Accordingly, we hold that the Seminole Tribe is immune from suit and that Florida courts lack subject matter jurisdiction unless: (1) the Seminole Tribe has consented to suit in its section 16 charter, or (2) the organization owning the Bingo Hall is a section 17 corporate entity whose corporate charter allows it to be sued.[2] Furthermore, we find that Public Law 83-280 did not waive the Seminole Tribe's sovereign immunity and that, absent such an expressed waiver, section 285.16 cannot provide jurisdiction in suits against the Tribe.

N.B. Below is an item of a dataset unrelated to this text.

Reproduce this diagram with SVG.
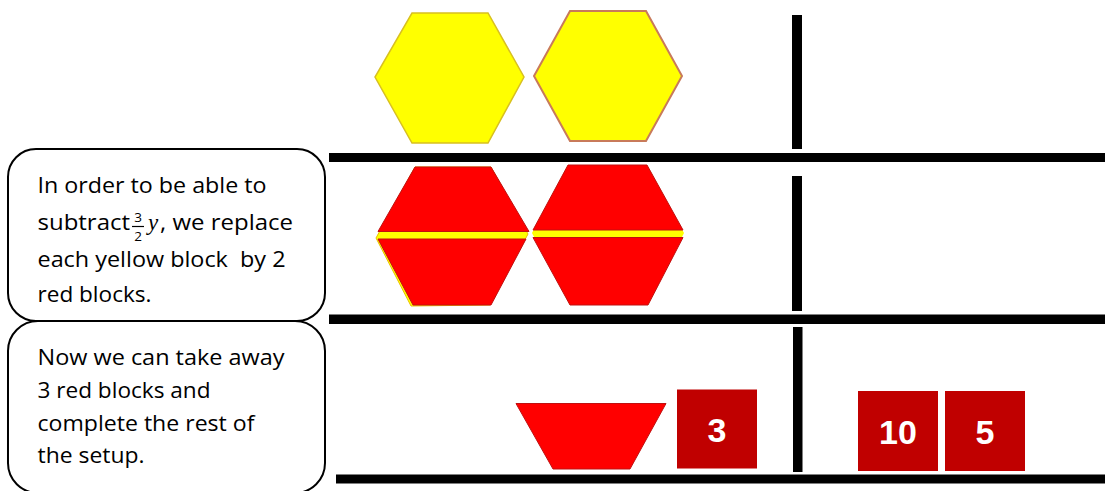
<svg xmlns="http://www.w3.org/2000/svg" width="1105" height="491" viewBox="0 0 1105 491">
<style>
.bar{fill:#000}
.box{fill:#fff;stroke:#000;stroke-width:2}
.t{font-family:"Open Sans","Liberation Sans",sans-serif;font-size:22.5px;fill:#000}
.f{font-family:"Open Sans","Liberation Sans",sans-serif;font-size:13.5px;fill:#000;text-anchor:middle}
.yel{fill:#ffff00;stroke:#d8c020;stroke-width:1.5}
.yel2{fill:#ffff00;stroke:#c87a5a;stroke-width:2}
.red{fill:#ff0000;stroke:#c01010;stroke-width:1}
.sq{fill:#c00000}
.n{font-family:"Liberation Sans",Arial,sans-serif;font-weight:bold;font-size:34px;fill:#fff;text-anchor:middle}
</style>
<rect width="1105" height="491" fill="#fff"/>
<g id="lines">
<rect class="bar" x="329" y="153" width="776" height="9"/>
<rect class="bar" x="329" y="314.5" width="776" height="9.5"/>
<rect class="bar" x="336" y="474.5" width="769" height="9"/>
<rect class="bar" x="792" y="15" width="10" height="134"/>
<rect class="bar" x="792" y="176" width="10" height="135"/>
<rect class="bar" x="793" y="327" width="9.5" height="145"/>
</g>
<g id="yellow-hexagons">
<polygon class="yel" points="412,13 488,13 524,77 488,143 412,143 375,77"/>
<polygon class="yel2" points="570,11 646,11 682,76 646,141 570,141 534,76"/>
</g>
<g id="red-hexagon-1">
<polygon fill="#ffff00" stroke="#e8c000" stroke-width="1" points="415,167 491,167 528,234 490,305 411,306 376,238"/>
<polygon class="red" points="415,167 491,167 529,231.5 378,231.5"/>
<polygon class="red" points="378,239 526,239 491,305 413,305"/>
</g>
<g id="red-hexagon-2">
<polygon fill="#ffff00" points="568,165 647,165 684,233 648,305 570,305 532,233"/>
<polygon class="red" points="568,165 647,165 683,230 533,230"/>
<polygon class="red" stroke="#ff40a0" points="533,237.5 683,237.5 648,305 570,305"/>
</g>
<g id="trapezoid">
<polygon class="red" points="516,403.5 666,403.5 630,469 553,469"/>
</g>
<g id="square-3">
<rect class="sq" x="677" y="389.5" width="80" height="79"/>
<text class="n" x="717" y="442">3</text>
</g>
<g id="square-10">
<rect class="sq" x="858" y="391" width="80" height="80"/>
<text class="n" x="898" y="443.5">10</text>
</g>
<g id="square-5">
<rect class="sq" x="945" y="391" width="80" height="80"/>
<text class="n" x="985" y="443.5">5</text>
</g>
<g id="callout-1">
<rect class="box" x="8" y="149" width="317" height="172" rx="28" ry="28"/>
<text class="t" x="37.5" y="193" textLength="229" lengthAdjust="spacingAndGlyphs">In order to be able to</text>
<text class="t" x="37.5" y="230" textLength="92.5" lengthAdjust="spacingAndGlyphs">subtract</text>
<text class="f" x="138" y="222">3</text>
<line x1="132" y1="226.5" x2="144" y2="226.5" stroke="#000" stroke-width="1.2"/>
<text class="f" x="138" y="241">2</text>
<text x="148" y="230" font-family="Liberation Serif,serif" font-style="italic" font-size="23">y</text>
<text class="t" x="160" y="230" textLength="133" lengthAdjust="spacingAndGlyphs">, we replace</text>
<text class="t" x="37.5" y="267" xml:space="preserve" textLength="248" lengthAdjust="spacingAndGlyphs">each yellow block  by 2</text>
<text class="t" x="37.5" y="302" textLength="114" lengthAdjust="spacingAndGlyphs">red blocks.</text>
</g>
<g id="callout-2">
<rect class="box" x="8" y="321" width="317" height="172" rx="30" ry="30"/>
<text class="t" x="37.5" y="365" textLength="247" lengthAdjust="spacingAndGlyphs">Now we can take away</text>
<text class="t" x="37.5" y="398" textLength="173" lengthAdjust="spacingAndGlyphs">3 red blocks and</text>
<text class="t" x="37.5" y="431" textLength="217" lengthAdjust="spacingAndGlyphs">complete the rest of</text>
<text class="t" x="37.5" y="463" textLength="107" lengthAdjust="spacingAndGlyphs">the setup.</text>
</g>
</svg>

*1240 In summary, we answer the question in the negative and approve the decision of the district court. In accordance with the district court's decision, we remand without prejudice to Houghtaling to establish whether the Seminole Tribe has expressly consented to suit in its section 16 organizational charter or may be sued under its section 17 corporate charter.

It is so ordered.

BARKETT, C.J., and McDONALD, SHAW, GRIMES, KOGAN and HARDING, JJ., concur.

NOTES

[1] The repeal of this section did "not affect any cession of jurisdiction made pursuant to such section prior to its repeal." Pub.L. 90-284, Tit. IV, § 403(b), 82 Stat. 79 (1968).

[2] See Maryland Casualty Co. v. Citizens Nat'l Bank, 361 F.2d 517 (5th Cir.1966).